__SET PROBLEM__
Write out the data again exactly, skipping every picture.

· · ·

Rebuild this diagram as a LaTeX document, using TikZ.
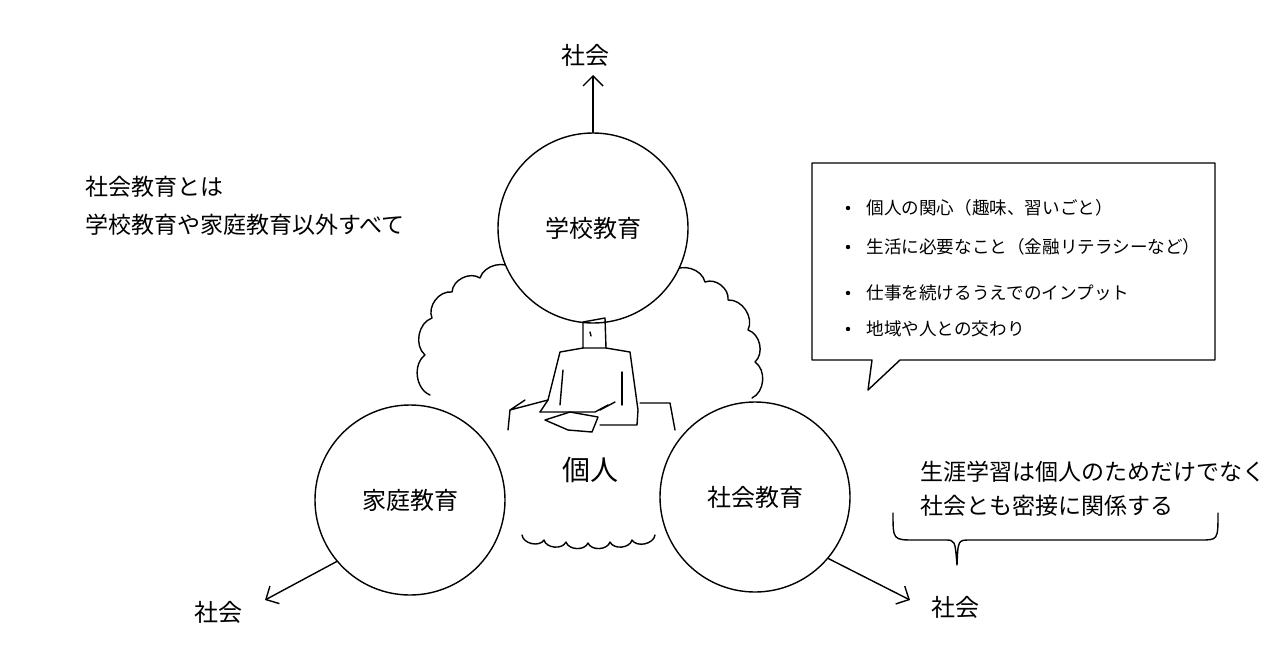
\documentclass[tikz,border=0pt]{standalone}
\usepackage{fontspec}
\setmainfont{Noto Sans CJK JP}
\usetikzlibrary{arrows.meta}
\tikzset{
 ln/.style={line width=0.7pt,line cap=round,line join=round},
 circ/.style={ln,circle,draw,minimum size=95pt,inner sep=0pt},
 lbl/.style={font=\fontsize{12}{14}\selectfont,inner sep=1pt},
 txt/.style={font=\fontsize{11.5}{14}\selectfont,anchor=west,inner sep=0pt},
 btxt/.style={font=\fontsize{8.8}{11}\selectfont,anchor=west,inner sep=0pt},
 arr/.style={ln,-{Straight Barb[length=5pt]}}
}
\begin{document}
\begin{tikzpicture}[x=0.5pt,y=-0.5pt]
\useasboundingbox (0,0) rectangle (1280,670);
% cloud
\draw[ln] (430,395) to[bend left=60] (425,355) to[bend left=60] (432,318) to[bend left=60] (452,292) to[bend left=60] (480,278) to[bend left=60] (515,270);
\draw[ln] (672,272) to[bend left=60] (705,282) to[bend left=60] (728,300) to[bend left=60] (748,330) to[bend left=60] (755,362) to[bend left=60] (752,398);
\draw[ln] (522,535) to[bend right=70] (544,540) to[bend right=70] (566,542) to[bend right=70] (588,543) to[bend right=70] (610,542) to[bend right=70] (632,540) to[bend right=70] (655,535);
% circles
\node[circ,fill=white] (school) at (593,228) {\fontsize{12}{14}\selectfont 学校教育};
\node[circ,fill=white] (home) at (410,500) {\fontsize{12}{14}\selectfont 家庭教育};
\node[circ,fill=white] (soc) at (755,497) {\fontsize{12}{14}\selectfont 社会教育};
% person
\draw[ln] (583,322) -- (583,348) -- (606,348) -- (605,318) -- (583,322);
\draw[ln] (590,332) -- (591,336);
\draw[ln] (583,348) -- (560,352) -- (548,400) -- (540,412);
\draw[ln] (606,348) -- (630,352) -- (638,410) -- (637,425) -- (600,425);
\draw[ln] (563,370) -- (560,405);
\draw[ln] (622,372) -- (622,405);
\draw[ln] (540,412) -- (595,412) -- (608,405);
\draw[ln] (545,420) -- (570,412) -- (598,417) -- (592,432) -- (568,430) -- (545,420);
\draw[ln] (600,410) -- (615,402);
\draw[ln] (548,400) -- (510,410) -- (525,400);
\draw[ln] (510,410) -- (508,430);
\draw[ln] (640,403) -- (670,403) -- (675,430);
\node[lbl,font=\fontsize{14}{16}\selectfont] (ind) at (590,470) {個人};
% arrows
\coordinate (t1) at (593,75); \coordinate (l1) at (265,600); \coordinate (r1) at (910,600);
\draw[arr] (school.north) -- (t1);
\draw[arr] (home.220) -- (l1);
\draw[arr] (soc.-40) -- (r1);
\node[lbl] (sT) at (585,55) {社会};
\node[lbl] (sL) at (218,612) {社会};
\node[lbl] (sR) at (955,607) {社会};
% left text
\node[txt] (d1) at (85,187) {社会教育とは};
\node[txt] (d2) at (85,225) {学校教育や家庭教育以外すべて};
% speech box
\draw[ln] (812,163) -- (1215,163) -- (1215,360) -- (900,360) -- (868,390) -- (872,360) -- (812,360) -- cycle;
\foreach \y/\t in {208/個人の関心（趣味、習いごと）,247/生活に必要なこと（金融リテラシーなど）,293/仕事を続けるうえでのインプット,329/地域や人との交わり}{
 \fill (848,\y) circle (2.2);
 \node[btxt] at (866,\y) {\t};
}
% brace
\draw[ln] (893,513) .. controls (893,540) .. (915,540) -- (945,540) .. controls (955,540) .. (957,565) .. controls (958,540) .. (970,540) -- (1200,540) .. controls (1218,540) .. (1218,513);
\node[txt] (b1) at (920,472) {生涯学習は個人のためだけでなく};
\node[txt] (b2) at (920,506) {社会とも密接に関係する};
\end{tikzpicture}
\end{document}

· · ·

__SOLUTION FOR THIS EXERCISE__
Rebuild this diagram as a LaTeX document, using TikZ.
\documentclass[tikz,border=0pt]{standalone}
\usepackage{fontspec}
\setmainfont{Noto Sans CJK JP}
\usetikzlibrary{arrows.meta}
\tikzset{
 ln/.style={line width=0.7pt,line cap=round,line join=round},
 circ/.style={ln,circle,draw,minimum size=95pt,inner sep=0pt},
 lbl/.style={font=\fontsize{12}{14}\selectfont,inner sep=1pt},
 txt/.style={font=\fontsize{11.5}{14}\selectfont,anchor=west,inner sep=0pt},
 btxt/.style={font=\fontsize{8.8}{11}\selectfont,anchor=west,inner sep=0pt},
 arr/.style={ln,-{Straight Barb[length=5pt]}}
}
\begin{document}
\begin{tikzpicture}[x=0.5pt,y=-0.5pt]
\useasboundingbox (0,0) rectangle (1280,670);
% cloud
\draw[ln] (430,395) to[bend left=60] (425,355) to[bend left=60] (432,318) to[bend left=60] (452,292) to[bend left=60] (480,278) to[bend left=60] (515,270);
\draw[ln] (672,272) to[bend left=60] (705,282) to[bend left=60] (728,300) to[bend left=60] (748,330) to[bend left=60] (755,362) to[bend left=60] (752,398);
\draw[ln] (522,535) to[bend right=70] (544,540) to[bend right=70] (566,542) to[bend right=70] (588,543) to[bend right=70] (610,542) to[bend right=70] (632,540) to[bend right=70] (655,535);
% circles
\node[circ,fill=white] (school) at (593,228) {\fontsize{12}{14}\selectfont 学校教育};
\node[circ,fill=white] (home) at (410,500) {\fontsize{12}{14}\selectfont 家庭教育};
\node[circ,fill=white] (soc) at (755,497) {\fontsize{12}{14}\selectfont 社会教育};
% person
\draw[ln] (583,322) -- (583,348) -- (606,348) -- (605,318) -- (583,322);
\draw[ln] (590,332) -- (591,336);
\draw[ln] (583,348) -- (560,352) -- (548,400) -- (540,412);
\draw[ln] (606,348) -- (630,352) -- (638,410) -- (637,425) -- (600,425);
\draw[ln] (563,370) -- (560,405);
\draw[ln] (622,372) -- (622,405);
\draw[ln] (540,412) -- (595,412) -- (608,405);
\draw[ln] (545,420) -- (570,412) -- (598,417) -- (592,432) -- (568,430) -- (545,420);
\draw[ln] (600,410) -- (615,402);
\draw[ln] (548,400) -- (510,410) -- (525,400);
\draw[ln] (510,410) -- (508,430);
\draw[ln] (640,403) -- (670,403) -- (675,430);
\node[lbl,font=\fontsize{14}{16}\selectfont] (ind) at (590,470) {個人};
% arrows
\coordinate (t1) at (593,75); \coordinate (l1) at (265,600); \coordinate (r1) at (910,600);
\draw[arr] (school.north) -- (t1);
\draw[arr] (home.220) -- (l1);
\draw[arr] (soc.-40) -- (r1);
\node[lbl] (sT) at (585,55) {社会};
\node[lbl] (sL) at (218,612) {社会};
\node[lbl] (sR) at (955,607) {社会};
% left text
\node[txt] (d1) at (85,187) {社会教育とは};
\node[txt] (d2) at (85,225) {学校教育や家庭教育以外すべて};
% speech box
\draw[ln] (812,163) -- (1215,163) -- (1215,360) -- (900,360) -- (868,390) -- (872,360) -- (812,360) -- cycle;
\foreach \y/\t in {208/個人の関心（趣味、習いごと）,247/生活に必要なこと（金融リテラシーなど）,293/仕事を続けるうえでのインプット,329/地域や人との交わり}{
 \fill (848,\y) circle (2.2);
 \node[btxt] at (866,\y) {\t};
}
% brace
\draw[ln] (893,513) .. controls (893,540) .. (915,540) -- (945,540) .. controls (955,540) .. (957,565) .. controls (958,540) .. (970,540) -- (1200,540) .. controls (1218,540) .. (1218,513);
\node[txt] (b1) at (920,472) {生涯学習は個人のためだけでなく};
\node[txt] (b2) at (920,506) {社会とも密接に関係する};
\end{tikzpicture}
\end{document}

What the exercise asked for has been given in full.